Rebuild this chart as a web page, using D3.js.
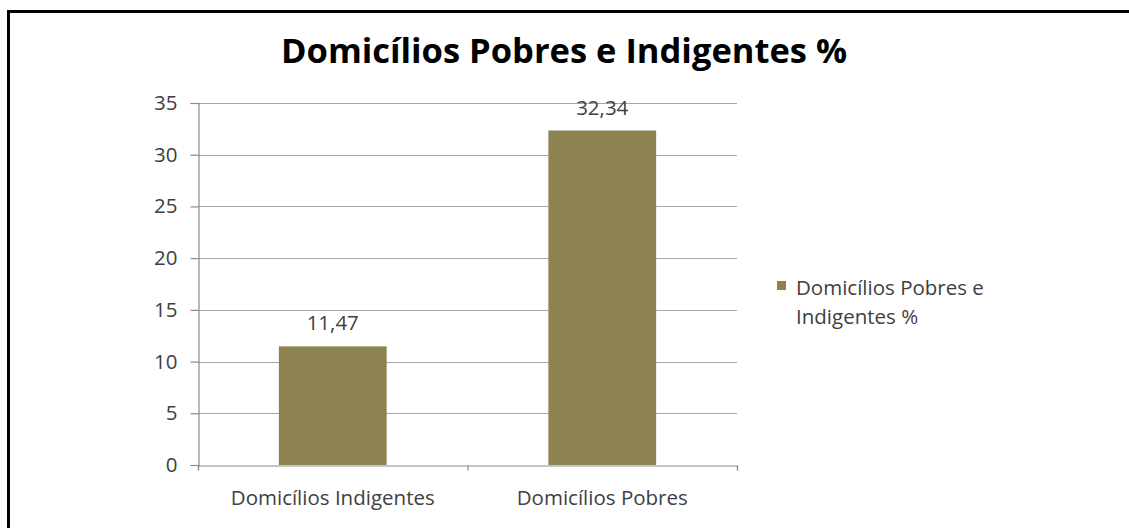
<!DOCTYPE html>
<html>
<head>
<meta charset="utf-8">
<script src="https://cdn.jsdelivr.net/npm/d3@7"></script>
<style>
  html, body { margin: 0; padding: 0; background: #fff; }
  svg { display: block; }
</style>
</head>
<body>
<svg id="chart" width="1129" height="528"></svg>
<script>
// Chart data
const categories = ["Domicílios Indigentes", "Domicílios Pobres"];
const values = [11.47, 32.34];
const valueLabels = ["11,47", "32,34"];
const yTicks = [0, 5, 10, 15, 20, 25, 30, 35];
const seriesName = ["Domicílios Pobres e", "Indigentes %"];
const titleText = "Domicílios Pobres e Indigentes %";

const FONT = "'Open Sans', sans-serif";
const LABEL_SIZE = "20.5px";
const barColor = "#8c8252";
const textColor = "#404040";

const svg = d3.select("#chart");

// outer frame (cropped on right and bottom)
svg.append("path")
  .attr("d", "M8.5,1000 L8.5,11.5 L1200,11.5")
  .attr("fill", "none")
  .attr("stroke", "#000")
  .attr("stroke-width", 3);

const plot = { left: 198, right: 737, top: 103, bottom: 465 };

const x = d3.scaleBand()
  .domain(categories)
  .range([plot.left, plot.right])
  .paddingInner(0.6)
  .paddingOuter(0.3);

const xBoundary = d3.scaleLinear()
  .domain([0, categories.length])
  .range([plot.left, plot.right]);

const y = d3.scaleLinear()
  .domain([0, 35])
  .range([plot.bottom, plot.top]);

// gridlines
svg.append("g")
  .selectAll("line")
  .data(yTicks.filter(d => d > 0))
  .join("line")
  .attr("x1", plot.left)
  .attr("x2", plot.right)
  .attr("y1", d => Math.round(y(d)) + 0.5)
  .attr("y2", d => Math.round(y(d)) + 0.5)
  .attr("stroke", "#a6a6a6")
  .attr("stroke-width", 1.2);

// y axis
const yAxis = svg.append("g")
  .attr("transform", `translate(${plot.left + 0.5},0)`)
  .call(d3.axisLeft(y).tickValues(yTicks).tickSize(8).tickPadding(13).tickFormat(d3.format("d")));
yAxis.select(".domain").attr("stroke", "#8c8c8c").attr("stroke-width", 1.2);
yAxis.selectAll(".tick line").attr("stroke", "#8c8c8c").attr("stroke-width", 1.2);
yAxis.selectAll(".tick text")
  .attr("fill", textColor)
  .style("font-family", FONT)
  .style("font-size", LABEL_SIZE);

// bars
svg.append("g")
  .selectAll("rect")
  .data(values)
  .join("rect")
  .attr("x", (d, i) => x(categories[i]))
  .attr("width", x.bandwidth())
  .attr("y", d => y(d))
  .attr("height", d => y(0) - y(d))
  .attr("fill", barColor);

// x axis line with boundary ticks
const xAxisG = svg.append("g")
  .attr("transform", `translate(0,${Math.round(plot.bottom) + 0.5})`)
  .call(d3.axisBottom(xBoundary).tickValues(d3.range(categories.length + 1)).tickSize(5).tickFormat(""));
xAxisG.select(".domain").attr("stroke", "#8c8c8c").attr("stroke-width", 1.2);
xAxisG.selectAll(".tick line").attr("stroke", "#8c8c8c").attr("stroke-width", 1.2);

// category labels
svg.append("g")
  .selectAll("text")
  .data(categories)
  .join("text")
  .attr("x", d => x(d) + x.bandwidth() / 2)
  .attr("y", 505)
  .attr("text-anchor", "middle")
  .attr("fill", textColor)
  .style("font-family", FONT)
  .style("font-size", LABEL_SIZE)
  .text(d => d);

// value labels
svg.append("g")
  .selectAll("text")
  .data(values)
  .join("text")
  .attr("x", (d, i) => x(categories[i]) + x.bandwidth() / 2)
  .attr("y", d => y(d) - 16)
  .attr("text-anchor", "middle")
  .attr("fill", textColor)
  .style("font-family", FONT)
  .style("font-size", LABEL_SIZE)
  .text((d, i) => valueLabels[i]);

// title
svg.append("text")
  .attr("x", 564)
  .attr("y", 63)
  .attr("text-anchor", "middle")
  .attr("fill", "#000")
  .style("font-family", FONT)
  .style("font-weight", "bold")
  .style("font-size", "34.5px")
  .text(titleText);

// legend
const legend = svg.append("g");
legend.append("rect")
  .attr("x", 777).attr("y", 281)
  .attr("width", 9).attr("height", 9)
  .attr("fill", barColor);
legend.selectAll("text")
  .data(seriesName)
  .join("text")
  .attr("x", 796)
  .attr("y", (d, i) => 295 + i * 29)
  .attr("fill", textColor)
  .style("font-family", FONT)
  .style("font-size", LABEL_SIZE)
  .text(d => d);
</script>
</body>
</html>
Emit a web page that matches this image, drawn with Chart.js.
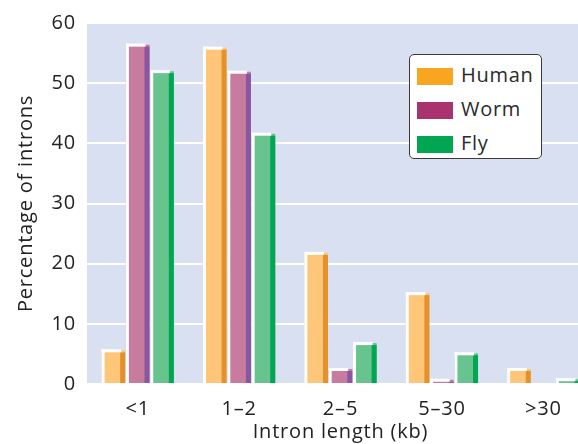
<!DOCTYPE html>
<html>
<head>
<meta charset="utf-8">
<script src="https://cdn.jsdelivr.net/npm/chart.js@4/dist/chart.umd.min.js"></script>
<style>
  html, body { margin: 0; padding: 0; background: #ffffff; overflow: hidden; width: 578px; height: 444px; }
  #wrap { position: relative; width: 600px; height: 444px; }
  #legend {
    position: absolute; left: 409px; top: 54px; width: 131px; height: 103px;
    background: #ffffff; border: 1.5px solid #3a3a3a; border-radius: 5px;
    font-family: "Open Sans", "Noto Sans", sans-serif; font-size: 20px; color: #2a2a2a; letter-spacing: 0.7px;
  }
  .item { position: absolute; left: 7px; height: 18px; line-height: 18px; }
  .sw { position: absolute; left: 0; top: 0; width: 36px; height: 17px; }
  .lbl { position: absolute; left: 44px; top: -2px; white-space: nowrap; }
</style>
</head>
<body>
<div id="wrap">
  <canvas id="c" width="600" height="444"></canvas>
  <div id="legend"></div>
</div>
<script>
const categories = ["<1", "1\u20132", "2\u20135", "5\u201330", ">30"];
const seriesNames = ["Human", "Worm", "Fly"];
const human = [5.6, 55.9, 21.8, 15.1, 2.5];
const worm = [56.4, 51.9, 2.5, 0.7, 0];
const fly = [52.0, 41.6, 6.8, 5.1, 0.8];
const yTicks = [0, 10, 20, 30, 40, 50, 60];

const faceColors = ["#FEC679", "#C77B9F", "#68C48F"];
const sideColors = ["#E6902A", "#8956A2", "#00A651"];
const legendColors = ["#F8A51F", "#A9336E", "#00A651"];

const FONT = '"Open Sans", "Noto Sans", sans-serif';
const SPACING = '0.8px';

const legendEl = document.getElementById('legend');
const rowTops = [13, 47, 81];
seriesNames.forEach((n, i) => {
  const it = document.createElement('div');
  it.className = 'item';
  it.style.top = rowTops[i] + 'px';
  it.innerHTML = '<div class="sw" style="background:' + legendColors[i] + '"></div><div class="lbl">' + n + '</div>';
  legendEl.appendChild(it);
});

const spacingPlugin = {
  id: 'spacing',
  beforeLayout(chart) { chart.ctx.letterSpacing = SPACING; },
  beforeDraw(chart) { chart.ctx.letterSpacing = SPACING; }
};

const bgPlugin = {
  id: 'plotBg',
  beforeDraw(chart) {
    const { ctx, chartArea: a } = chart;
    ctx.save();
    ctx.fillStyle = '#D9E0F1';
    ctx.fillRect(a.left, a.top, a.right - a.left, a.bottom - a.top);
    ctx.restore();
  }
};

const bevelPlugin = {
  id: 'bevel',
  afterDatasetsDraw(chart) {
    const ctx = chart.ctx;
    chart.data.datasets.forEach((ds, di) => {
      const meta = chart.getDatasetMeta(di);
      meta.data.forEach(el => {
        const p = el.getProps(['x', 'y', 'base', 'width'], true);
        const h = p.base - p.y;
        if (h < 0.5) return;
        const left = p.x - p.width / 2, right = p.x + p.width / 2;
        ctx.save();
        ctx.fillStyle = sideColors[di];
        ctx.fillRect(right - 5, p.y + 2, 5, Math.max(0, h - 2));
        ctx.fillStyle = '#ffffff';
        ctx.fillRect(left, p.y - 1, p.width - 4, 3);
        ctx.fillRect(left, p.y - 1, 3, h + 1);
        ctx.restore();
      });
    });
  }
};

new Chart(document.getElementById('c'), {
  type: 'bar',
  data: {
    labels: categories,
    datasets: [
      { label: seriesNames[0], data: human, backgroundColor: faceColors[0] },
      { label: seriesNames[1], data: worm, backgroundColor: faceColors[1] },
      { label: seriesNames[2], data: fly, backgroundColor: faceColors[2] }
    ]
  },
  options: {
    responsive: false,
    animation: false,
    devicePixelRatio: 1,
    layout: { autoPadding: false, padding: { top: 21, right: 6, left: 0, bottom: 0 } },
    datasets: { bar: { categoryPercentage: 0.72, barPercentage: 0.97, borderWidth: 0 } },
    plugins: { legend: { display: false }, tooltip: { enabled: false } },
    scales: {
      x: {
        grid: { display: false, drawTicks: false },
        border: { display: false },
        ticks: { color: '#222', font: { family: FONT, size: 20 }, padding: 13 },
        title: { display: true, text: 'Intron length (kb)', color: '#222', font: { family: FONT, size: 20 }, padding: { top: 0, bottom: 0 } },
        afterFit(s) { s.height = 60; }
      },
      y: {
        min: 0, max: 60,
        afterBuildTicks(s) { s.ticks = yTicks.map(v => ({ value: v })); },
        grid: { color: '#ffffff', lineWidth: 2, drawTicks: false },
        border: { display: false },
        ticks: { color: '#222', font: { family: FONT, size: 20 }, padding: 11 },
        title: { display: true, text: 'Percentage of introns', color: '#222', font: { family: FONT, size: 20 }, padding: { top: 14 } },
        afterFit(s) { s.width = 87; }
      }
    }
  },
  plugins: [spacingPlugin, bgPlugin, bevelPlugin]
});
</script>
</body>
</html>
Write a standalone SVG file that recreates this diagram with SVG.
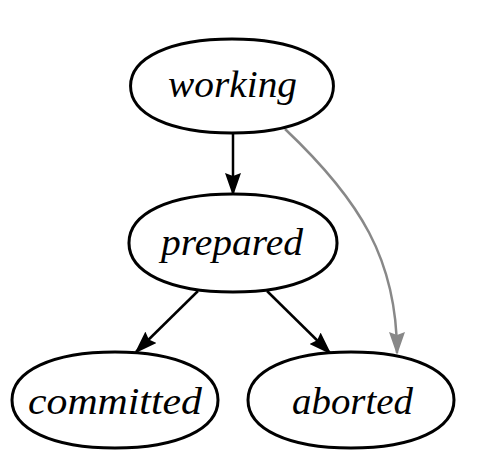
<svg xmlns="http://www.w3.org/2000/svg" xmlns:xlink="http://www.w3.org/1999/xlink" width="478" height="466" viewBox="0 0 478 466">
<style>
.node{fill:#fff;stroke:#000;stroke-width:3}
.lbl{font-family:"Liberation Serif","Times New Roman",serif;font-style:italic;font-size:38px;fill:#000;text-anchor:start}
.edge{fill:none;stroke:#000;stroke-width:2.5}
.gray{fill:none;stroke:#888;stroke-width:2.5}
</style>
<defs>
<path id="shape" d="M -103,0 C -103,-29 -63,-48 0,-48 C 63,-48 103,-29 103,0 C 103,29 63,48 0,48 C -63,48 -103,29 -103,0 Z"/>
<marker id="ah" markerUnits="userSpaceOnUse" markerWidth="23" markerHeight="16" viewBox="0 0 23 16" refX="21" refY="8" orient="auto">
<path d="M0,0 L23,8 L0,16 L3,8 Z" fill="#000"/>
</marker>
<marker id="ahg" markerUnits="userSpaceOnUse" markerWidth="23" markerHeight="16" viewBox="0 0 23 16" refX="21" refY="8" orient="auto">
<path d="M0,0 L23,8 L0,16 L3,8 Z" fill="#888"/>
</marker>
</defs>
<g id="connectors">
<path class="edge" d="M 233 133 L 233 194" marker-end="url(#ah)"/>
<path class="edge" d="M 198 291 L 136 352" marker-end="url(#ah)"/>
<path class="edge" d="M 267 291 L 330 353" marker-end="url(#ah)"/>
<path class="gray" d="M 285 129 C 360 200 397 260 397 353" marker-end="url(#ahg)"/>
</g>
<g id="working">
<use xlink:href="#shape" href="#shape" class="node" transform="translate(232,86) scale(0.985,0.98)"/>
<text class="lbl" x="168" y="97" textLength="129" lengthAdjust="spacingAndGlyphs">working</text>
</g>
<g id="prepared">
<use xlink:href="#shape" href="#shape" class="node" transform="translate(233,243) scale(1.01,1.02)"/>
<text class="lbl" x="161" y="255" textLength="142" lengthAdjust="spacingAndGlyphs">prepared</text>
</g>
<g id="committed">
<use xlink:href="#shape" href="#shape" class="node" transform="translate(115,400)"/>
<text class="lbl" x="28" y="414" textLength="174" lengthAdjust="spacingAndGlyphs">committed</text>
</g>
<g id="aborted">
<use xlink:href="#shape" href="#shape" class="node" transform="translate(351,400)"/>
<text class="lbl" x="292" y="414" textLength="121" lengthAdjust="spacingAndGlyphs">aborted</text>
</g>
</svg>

» EXERCISE AIM
Beginning with the first line of the records above, extract each line exactly through the line that holds "Pobres e Indigentes", both ends included. Omit pictures.

» ANSWER FOR THE TASK
Rebuild this chart as a web page, using D3.js.
<!DOCTYPE html>
<html>
<head>
<meta charset="utf-8">
<script src="https://cdn.jsdelivr.net/npm/d3@7"></script>
<style>
  html, body { margin: 0; padding: 0; background: #fff; }
  svg { display: block; }
</style>
</head>
<body>
<svg id="chart" width="1129" height="528"></svg>
<script>
// Chart data
const categories = ["Domicílios Indigentes", "Domicílios Pobres"];
const values = [11.47, 32.34];
const valueLabels = ["11,47", "32,34"];
const yTicks = [0, 5, 10, 15, 20, 25, 30, 35];
const seriesName = ["Domicílios Pobres e", "Indigentes %"];
const titleText = "Domicílios Pobres e Indigentes %";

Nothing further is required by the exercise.